Wiscraft provides manufacturing work for the blind

If the unemployment rate is high among the general Milwaukee population, it’s through the roof among visually disabled Milwaukeeans.
According to the 2010 U.S. Census, Milwaukee unemployment was at 9.5 percent in 2009, while the visually disabled unemployment rate was at 23.1 percent, with another 43 percent not in the workforce.
Wiscraft Inc. is trying to change that. The contract machining, packaging and assembly facility at 5316 W. State St. in Milwaukee has 40 employees, 30 of whom are legally blind.

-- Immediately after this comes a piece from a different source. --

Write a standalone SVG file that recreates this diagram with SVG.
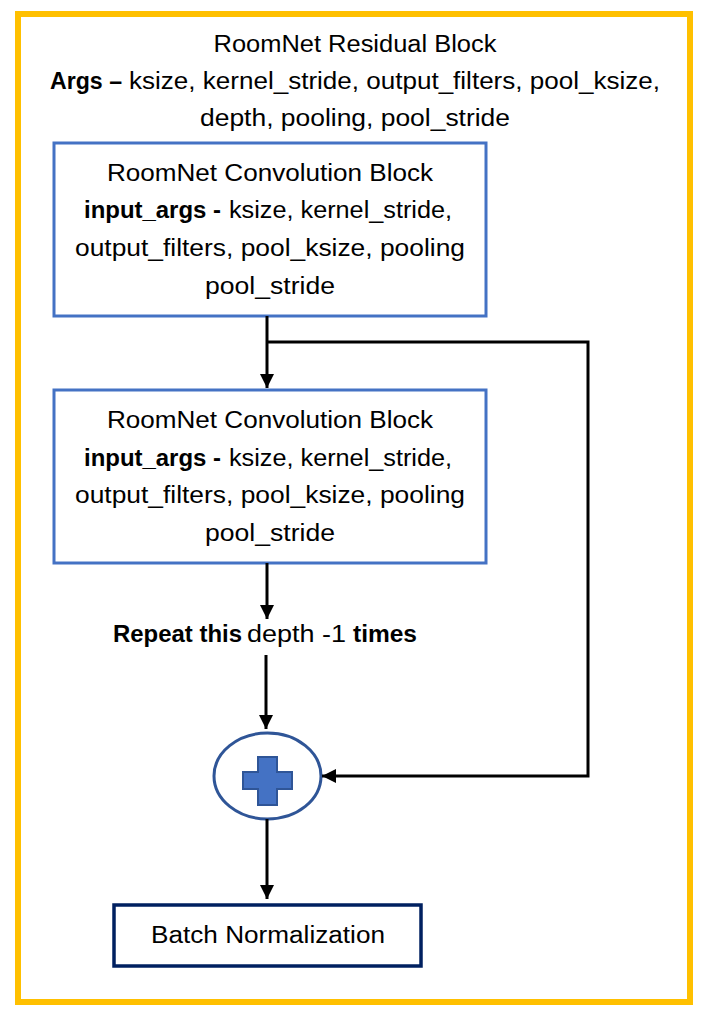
<svg xmlns="http://www.w3.org/2000/svg" width="703" height="1021" viewBox="0 0 703 1021">
<style>
text{font-family:"Liberation Sans",Arial,sans-serif;font-size:23px;fill:#000}
.b{font-weight:bold}
.c{text-anchor:middle}
.conv{fill:#fff;stroke:#4472C4;stroke-width:3}
.wire{fill:none;stroke:#000;stroke-width:3}
</style>
<defs>
<marker id="ah" viewBox="0 0 10 10" refX="10" refY="5" markerWidth="14" markerHeight="14" markerUnits="userSpaceOnUse" orient="auto">
<path d="M0,0 L10,5 L0,10 Z" fill="#000"/>
</marker>
</defs>
<rect width="703" height="1021" fill="#fff"/>
<g id="outer">
<rect x="18" y="14" width="672" height="988" fill="none" stroke="#FFC000" stroke-width="6"/>
<text class="c" x="355" y="52" textLength="283" lengthAdjust="spacingAndGlyphs">RoomNet Residual Block</text>
<text class="b" x="50" y="89" textLength="72" lengthAdjust="spacingAndGlyphs">Args –</text>
<text x="129" y="89" textLength="531" lengthAdjust="spacingAndGlyphs">ksize, kernel_stride, output_filters, pool_ksize,</text>
<text class="c" x="355" y="126" textLength="310" lengthAdjust="spacingAndGlyphs">depth, pooling, pool_stride</text>
</g>
<g id="conv1">
<rect class="conv" x="54" y="143" width="432" height="173"/>
<text class="c" x="270" y="181" textLength="326" lengthAdjust="spacingAndGlyphs">RoomNet Convolution Block</text>
<text class="b" x="84" y="218" textLength="137" lengthAdjust="spacingAndGlyphs">input_args -</text>
<text x="229" y="218" textLength="223" lengthAdjust="spacingAndGlyphs">ksize, kernel_stride,</text>
<text class="c" x="270" y="256" textLength="390" lengthAdjust="spacingAndGlyphs">output_filters, pool_ksize, pooling</text>
<text class="c" x="270" y="294" textLength="130" lengthAdjust="spacingAndGlyphs">pool_stride</text>
</g>
<g id="conv2">
<rect class="conv" x="54" y="390" width="432" height="173"/>
<text class="c" x="270" y="428" textLength="326" lengthAdjust="spacingAndGlyphs">RoomNet Convolution Block</text>
<text class="b" x="84" y="466" textLength="137" lengthAdjust="spacingAndGlyphs">input_args -</text>
<text x="229" y="466" textLength="223" lengthAdjust="spacingAndGlyphs">ksize, kernel_stride,</text>
<text class="c" x="270" y="503" textLength="390" lengthAdjust="spacingAndGlyphs">output_filters, pool_ksize, pooling</text>
<text class="c" x="270" y="541" textLength="130" lengthAdjust="spacingAndGlyphs">pool_stride</text>
</g>
<g id="repeat-label">
<text class="b" x="113" y="642" textLength="129" lengthAdjust="spacingAndGlyphs">Repeat this</text>
<text x="247" y="642" textLength="99" lengthAdjust="spacingAndGlyphs">depth -1</text>
<text class="b" x="353" y="642" textLength="64" lengthAdjust="spacingAndGlyphs">times</text>
</g>
<g id="add">
<ellipse cx="267.5" cy="776" rx="53.5" ry="43" fill="#fff" stroke="#2F5597" stroke-width="3"/>
<path d="M258,757 H277 V772 H292 V789 H277 V805 H258 V789 H243 V772 H258 Z" fill="#4472C4" stroke="#2F5597" stroke-width="2"/>
</g>
<g id="batchnorm">
<rect x="114" y="905" width="307" height="61" fill="#fff" stroke="#002060" stroke-width="3.5"/>
<text class="c" x="268" y="943" textLength="234" lengthAdjust="spacingAndGlyphs">Batch Normalization</text>
</g>
<g id="connectors">
<line class="wire" x1="267" y1="316" x2="267" y2="388" marker-end="url(#ah)"/>
<polyline class="wire" points="267,342 588,342 588,776 322,776" marker-end="url(#ah)"/>
<line class="wire" x1="267" y1="563" x2="267" y2="619" marker-end="url(#ah)"/>
<line class="wire" x1="266" y1="655" x2="266" y2="729" marker-end="url(#ah)"/>
<line class="wire" x1="267" y1="819" x2="267" y2="899" marker-end="url(#ah)"/>
</g>
</svg>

A computer program reads typed instructions to employees on the assembly side, while sighted employees set-up equipment before visually disabled employees take over in the machining area.
“There’s nothing we can’t do,” said Mike Girard, assembly and packaging manager. “We’re no different from the company down the street.”

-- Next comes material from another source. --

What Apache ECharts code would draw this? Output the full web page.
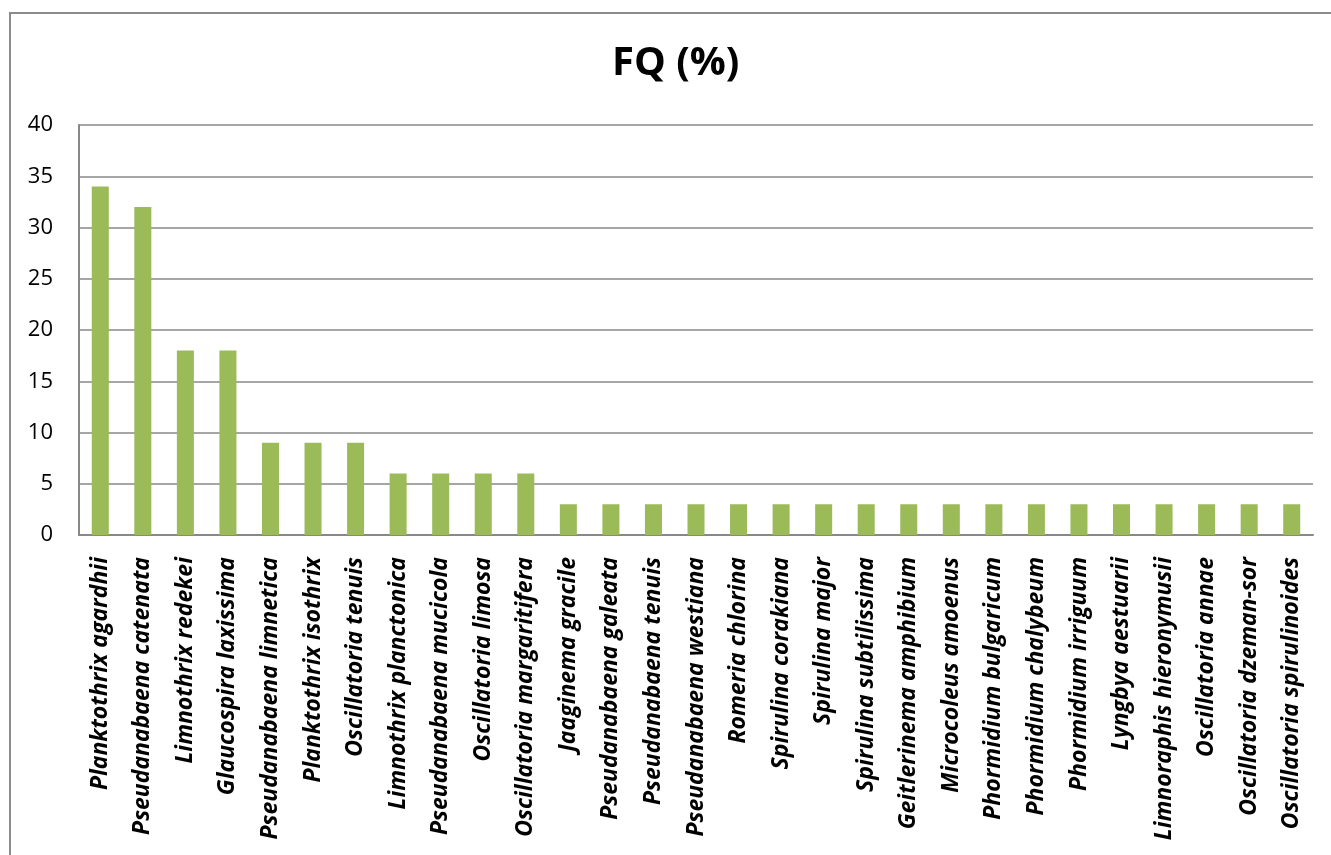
<!DOCTYPE html>
<html><head><meta charset="utf-8">
<script src="https://cdn.jsdelivr.net/npm/echarts@6/dist/echarts.min.js"></script>
<style>
html,body{margin:0;padding:0;background:#fff;}
#frame{position:absolute;left:9px;top:12px;width:1340px;height:900px;border:2px solid #8c8c8c;box-sizing:border-box;}
#c{position:absolute;left:0;top:0;width:1331px;height:855px;}
</style></head><body>
<div id="frame"></div>
<div id="c"></div>
<script>
var categories = ["Planktothrix agardhii","Pseudanabaena catenata","Limnothrix redekei","Glaucospira laxissima","Pseudanabaena limnetica","Planktothrix isothrix","Oscillatoria tenuis","Limnothrix planctonica","Pseudanabaena mucicola","Oscillatoria limosa","Oscillatoria margaritifera","Jaaginema gracile","Pseudanabaena galeata","Pseudanabaena tenuis","Pseudanabaena westiana","Romeria chlorina","Spirulina corakiana","Spirulina major","Spirulina subtilissima","Geitlerinema amphibium","Microcoleus amoenus","Phormidium bulgaricum","Phormidium chalybeum","Phormidium irriguum","Lyngbya aestuarii","Limnoraphis hieronymusii","Oscillatoria annae","Oscillatoria dzeman-sor","Oscillatoria spirulinoides"];
var values = [34,32,18,18,9,9,9,6,6,6,6,3,3,3,3,3,3,3,3,3,3,3,3,3,3,3,3,3,3];
var titleText = "FQ (%)";
var chart = echarts.init(document.getElementById('c'));
chart.setOption({
  animation:false,
  title:{text:titleText,left:612,top:44,padding:0,textStyle:{fontFamily:'Open Sans',fontWeight:'bold',fontSize:40,color:'#000'}},
  grid:{left:79,top:125,right:18,bottom:320,containLabel:false},
  xAxis:{type:'category',data:categories,
    axisLine:{lineStyle:{color:'#888',width:2}},axisTick:{show:false},
    axisLabel:{rotate:90,interval:0,margin:22,fontFamily:'Open Sans',fontWeight:'bold',fontStyle:'italic',fontSize:23,color:'#000'}},
  yAxis:{type:'value',min:0,max:40,interval:5,
    axisLine:{show:true,lineStyle:{color:'#888',width:2}},axisTick:{show:false},
    splitLine:{lineStyle:{color:'#888',width:1.5}},
    axisLabel:{margin:26,fontFamily:'Open Sans',fontSize:22,color:'#000'}},
  series:[{type:'bar',data:values,barWidth:'40%',itemStyle:{color:'#9BBB59'}}]
});
</script></body></html>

The non-profit, which has one assembly and packaging shift and two machine shop shifts, currently does about 50 percent government contract work and 50 percent local manufacturing work for companies like Harley-Davidson Motor Company and Rockwell Automation Inc., Girard said.

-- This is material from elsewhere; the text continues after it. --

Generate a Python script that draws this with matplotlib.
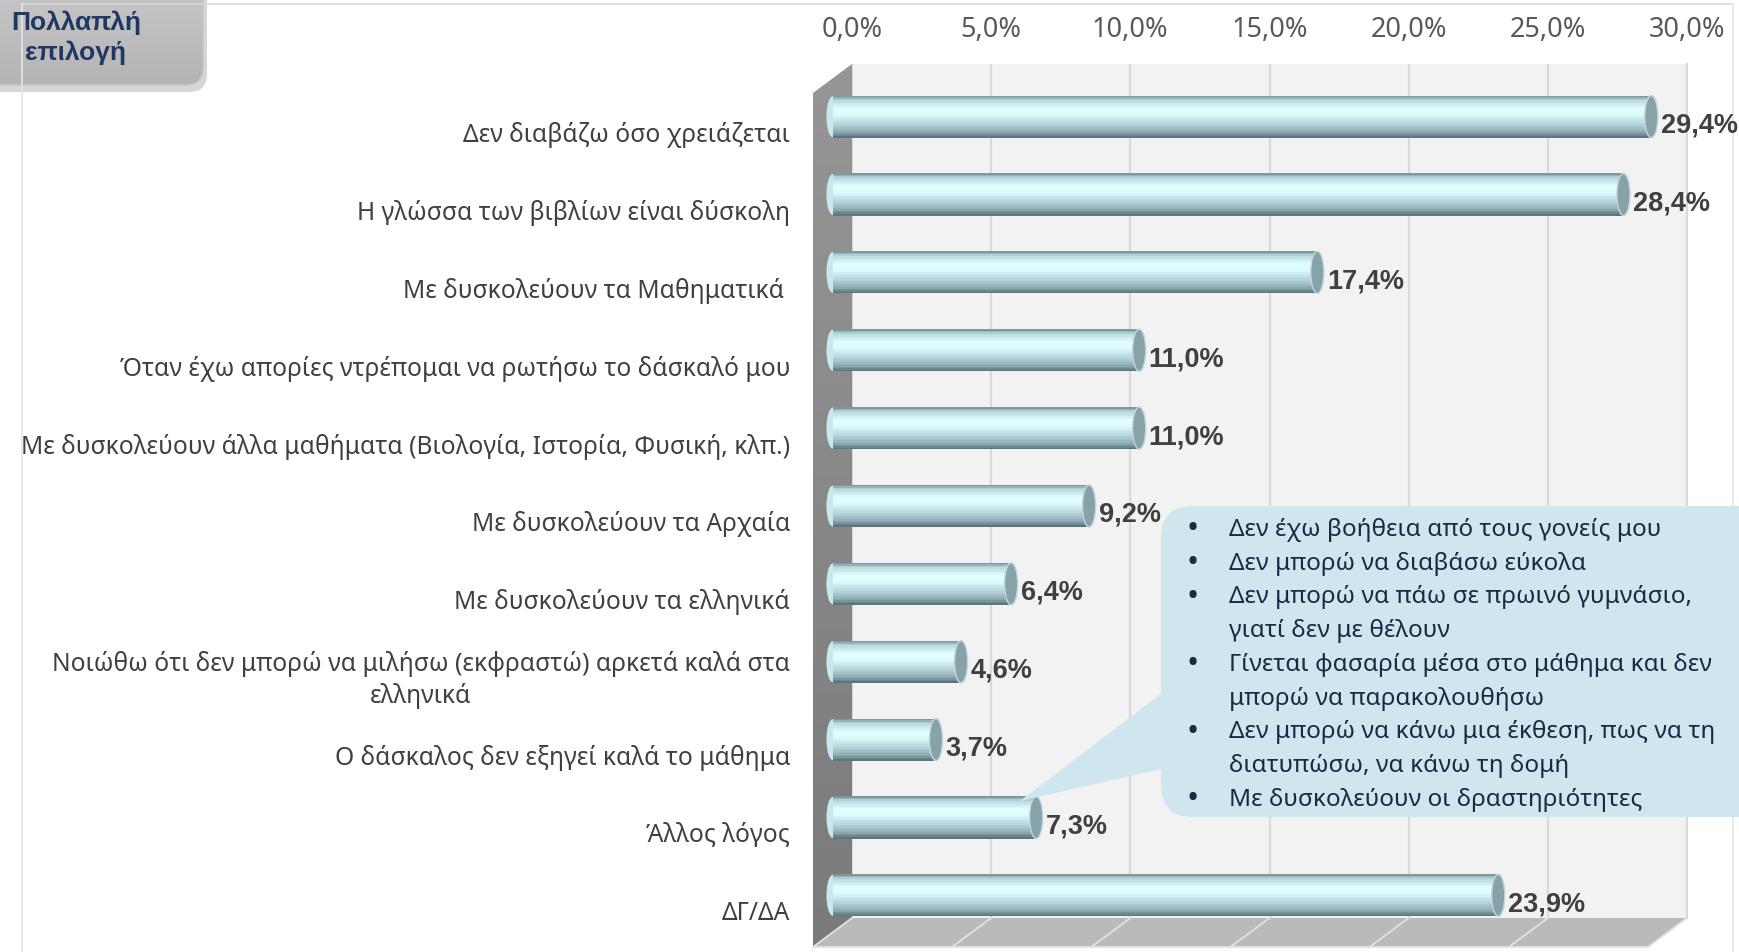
"""
Bar chart: reasons for difficulty at school (multiple choice), 3D cylinder look
"""

import matplotlib
matplotlib.use('Agg')
import matplotlib.pyplot as plt
import numpy as np
from matplotlib.patches import Ellipse, Polygon, FancyBboxPatch
from matplotlib.colors import LinearSegmentedColormap
from matplotlib.transforms import Affine2D, blended_transform_factory, ScaledTranslation
from matplotlib.ticker import FuncFormatter

plt.rcParams['font.family'] = ['Noto Sans', 'DejaVu Sans']
BOLD_FAMILY = ['Liberation Sans', 'DejaVu Sans']

# --- data ---
categories = [
    'Δεν διαβάζω όσο χρειάζεται',
    'Η γλώσσα των βιβλίων είναι δύσκολη',
    'Με δυσκολεύουν τα Μαθηματικά ',
    'Όταν έχω απορίες ντρέπομαι να ρωτήσω το δάσκαλό μου',
    'Με δυσκολεύουν άλλα μαθήματα (Βιολογία, Ιστορία, Φυσική, κλπ.)',
    'Με δυσκολεύουν τα Αρχαία',
    'Με δυσκολεύουν τα ελληνικά',
    'Νοιώθω ότι δεν μπορώ να μιλήσω (εκφραστώ) αρκετά καλά στα\nελληνικά',
    'Ο δάσκαλος δεν εξηγεί καλά το μάθημα',
    'Άλλος λόγος',
    'ΔΓ/ΔΑ',
]
values = [29.4, 28.4, 17.4, 11.0, 11.0, 9.2, 6.4, 4.6, 3.7, 7.3, 23.9]
x_ticks = [0, 5, 10, 15, 20, 25, 30]

callout_lines = [
    (True, 'Δεν έχω βοήθεια από τους γονείς μου'),
    (True, 'Δεν μπορώ να διαβάσω εύκολα'),
    (True, 'Δεν μπορώ να πάω σε πρωινό γυμνάσιο,'),
    (False, 'γιατί δεν με θέλουν'),
    (True, 'Γίνεται φασαρία μέσα στο μάθημα και δεν'),
    (False, 'μπορώ να παρακολουθήσω'),
    (True, 'Δεν μπορώ να κάνω μια έκθεση, πως να τη'),
    (False, 'διατυπώσω, να κάνω τη δομή'),
    (True, 'Με δυσκολεύουν οι δραστηριότητες'),
]
box_title = 'Πολλαπλή\nεπιλογή'

# --- layout (pixels) ---
W, H = 1739, 953
DPI = 100
back_l, back_r, back_t, back_b = 852, 1687, 65, 919
depth_dx, depth_dy = -39, 29      # front plane offset
bar_dx, bar_dy = -19, 18.6        # bars sit between back and front
n = len(categories)
y_top, y_bot = -0.437, 10.53

fig = plt.figure(figsize=(W / DPI, H / DPI), dpi=DPI)
fig.patch.set_facecolor('white')

# background overlay in pixel coords
bg = fig.add_axes([0, 0, 1, 1], zorder=0)
bg.set_xlim(0, W)
bg.set_ylim(H, 0)
bg.axis('off')

# frame lines
bg.plot([22, 1733], [5, 5], color='#d9d9d9', lw=1.2)
bg.plot([22, 22], [5, H], color='#e6e6e6', lw=1.2)
bg.plot([1733, 1733], [5, H], color='#e6e6e6', lw=1.2)

# left side wall (darker towards the bottom)
wall = Polygon([(back_l, back_t), (back_l, back_b),
                (back_l + depth_dx, back_b + depth_dy),
                (back_l + depth_dx, back_t + depth_dy)],
               closed=True, facecolor='none', edgecolor='none')
bg.add_patch(wall)
wall_cmap = LinearSegmentedColormap.from_list('wall', ['#969696', '#7a7a7a'])
im = bg.imshow(np.linspace(0, 1, 100).reshape(-1, 1), cmap=wall_cmap, aspect='auto',
               extent=(back_l + depth_dx, back_l, back_b + depth_dy, back_t),
               interpolation='bilinear')
im.set_clip_path(wall)
bg.set_xlim(0, W)
bg.set_ylim(H, 0)

# floor
bg.add_patch(Polygon([(back_l, back_b), (back_r, back_b),
                      (back_r + depth_dx, back_b + depth_dy),
                      (back_l + depth_dx, back_b + depth_dy)],
                     closed=True, facecolor='#bababa', edgecolor='none'))
px_per = (back_r - back_l) / 30.0
for t in x_ticks:
    xb = back_l + t * px_per
    bg.plot([xb, xb + depth_dx], [back_b, back_b + depth_dy], color='#e3e3e3', lw=1.3)
bg.plot([back_l + depth_dx, back_r + depth_dx], [back_b + depth_dy, back_b + depth_dy],
        color='#e3e3e3', lw=1.3)

# title box top-left
bg.add_patch(FancyBboxPatch((-40, -40), 247, 133,
                            boxstyle='round,pad=0,rounding_size=18',
                            facecolor='#9a9a9a', edgecolor='none', alpha=0.4))
tbox = FancyBboxPatch((-40, -40), 243, 126, boxstyle='round,pad=0,rounding_size=18',
                      facecolor='none', edgecolor='#c4c4c4', lw=1)
bg.add_patch(tbox)
box_cmap = LinearSegmentedColormap.from_list('box', ['#ececec', '#dadada', '#c6c6c6'])
im2 = bg.imshow(np.linspace(0, 1, 100).reshape(-1, 1), cmap=box_cmap, aspect='auto',
                extent=(-40, 203, 86, -40), interpolation='bilinear', zorder=0.5)
im2.set_clip_path(tbox)
bg.set_xlim(0, W)
bg.set_ylim(H, 0)
bg.text(76, 38, box_title, ha='center', va='center', fontsize=19, fontweight='bold',
        family=BOLD_FAMILY, color='#1f3864', linespacing=1.3)

# --- main axes = back wall ---
ax = fig.add_axes([back_l / W, 1 - back_b / H, (back_r - back_l) / W, (back_b - back_t) / H],
                  zorder=1)
ax.set_facecolor('#f2f2f2')
ax.set_xlim(0, 30)
ax.set_ylim(y_bot, y_top)
for s in ['left', 'bottom', 'top']:
    ax.spines[s].set_visible(False)
ax.spines['right'].set_color('#d9d9d9')
ax.spines['right'].set_linewidth(1.5)
ax.set_xticks(x_ticks)
ax.xaxis.tick_top()
ax.xaxis.set_major_formatter(FuncFormatter(lambda v, p: f'{v:.1f}%'.replace('.', ',')))
ax.tick_params(axis='x', length=0, pad=15, labelsize=19.5, labelcolor='#595959')
ax.set_yticks([])
ax.grid(axis='x', color='#d9d9d9', lw=1.5)
ax.set_axisbelow(True)

bar_tr = ax.transData + Affine2D().translate(bar_dx, -bar_dy)
lab_tr = ax.transData + Affine2D().translate(bar_dx + 3, -bar_dy - 8)

cyl = LinearSegmentedColormap.from_list('cyl', [
    (0.0, '#7d98a0'), (0.08, '#b8d5db'), (0.3, '#e0ffff'), (0.45, '#dcfbfd'),
    (0.7, '#b4d1d7'), (0.88, '#8fabb2'), (1.0, '#5c767e')])
bar_h = 0.54
cap_w = 0.47
N = 28
ypos = np.arange(n)
for i, v in enumerate(values):
    yc = ypos[i]
    strip_h = bar_h / N
    # rounded left end
    ax.add_patch(Ellipse((0, yc), cap_w, bar_h * 0.98, facecolor='#c9e8ee',
                         edgecolor='none', transform=bar_tr, clip_on=False, zorder=2.9))
    for k in range(N):
        ax.barh(yc - bar_h / 2 + (k + 0.5) * strip_h, v, left=0,
                height=strip_h * 1.05, color=cyl(k / (N - 1)), edgecolor='none',
                transform=bar_tr, clip_on=False, zorder=3)
    # end cap
    ax.add_patch(Ellipse((v, yc), cap_w, bar_h, facecolor='#88a2aa', edgecolor='#c3d6db',
                         lw=1, transform=bar_tr, clip_on=False, zorder=4))
    ax.text(v + cap_w / 2, yc, f'{v:.1f}%'.replace('.', ','), transform=lab_tr,
            ha='left', va='center', fontsize=19.5, fontweight='bold', family=BOLD_FAMILY,
            color='#404040', clip_on=False, zorder=5)

# category labels
cat_tr = blended_transform_factory(ax.transAxes, ax.transData) + \
    ScaledTranslation(0, -36 / DPI, fig.dpi_scale_trans)
for i, c in enumerate(categories):
    ax.text((790 - back_l) / (back_r - back_l), ypos[i], c, transform=cat_tr,
            ha='right', va='center', multialignment='center', fontsize=17.7,
            color='#404040', linespacing=1.3)

# --- callout overlay ---
fg = fig.add_axes([0, 0, 1, 1], zorder=2)
fg.set_xlim(0, W)
fg.set_ylim(H, 0)
fg.axis('off')
fg.patch.set_alpha(0)
call_col = '#cfe6ef'
fg.add_patch(FancyBboxPatch((1161, 507), 620, 311,
                            boxstyle='round,pad=0,rounding_size=32',
                            facecolor=call_col, edgecolor='none'))
fg.add_patch(Polygon([(1170, 688), (1020, 802), (1170, 768)], closed=True,
                     facecolor=call_col, edgecolor='none'))
for j, (bullet, txt) in enumerate(callout_lines):
    yy = 530 + j * 33.75
    if bullet:
        fg.text(1193, yy, '•', ha='center', va='center', fontsize=23, color='#1a2a44')
    fg.text(1229, yy, txt, ha='left', va='center', fontsize=17.5, color='#1a2a44')

plt.savefig('out.png', dpi=DPI)
plt.close()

Products include engine tubing, computer privacy shields and construction equipment parts.
Recently, Wiscraft began trimming rubber door and anti-fatigue mats for the government and plans to hire another one to two employees for production.
The company also added a call center last year for local companies who want to outsource customer service calls, and plans to hire four more operators.
Wiscraft is actively seeking area companies that need contract CNC machining or packaging and assembly work completed, Girard said.
It also advocates for other employers to hire blind workers, said Jim Kerlin, president and CEO. Many don’t realize the average investment to accommodate a disabled worker is only $500.
 “We have close to zero turnover,” he said. “It’s really hard for (the visually disabled) to find a job, plus they really appreciate having a job.”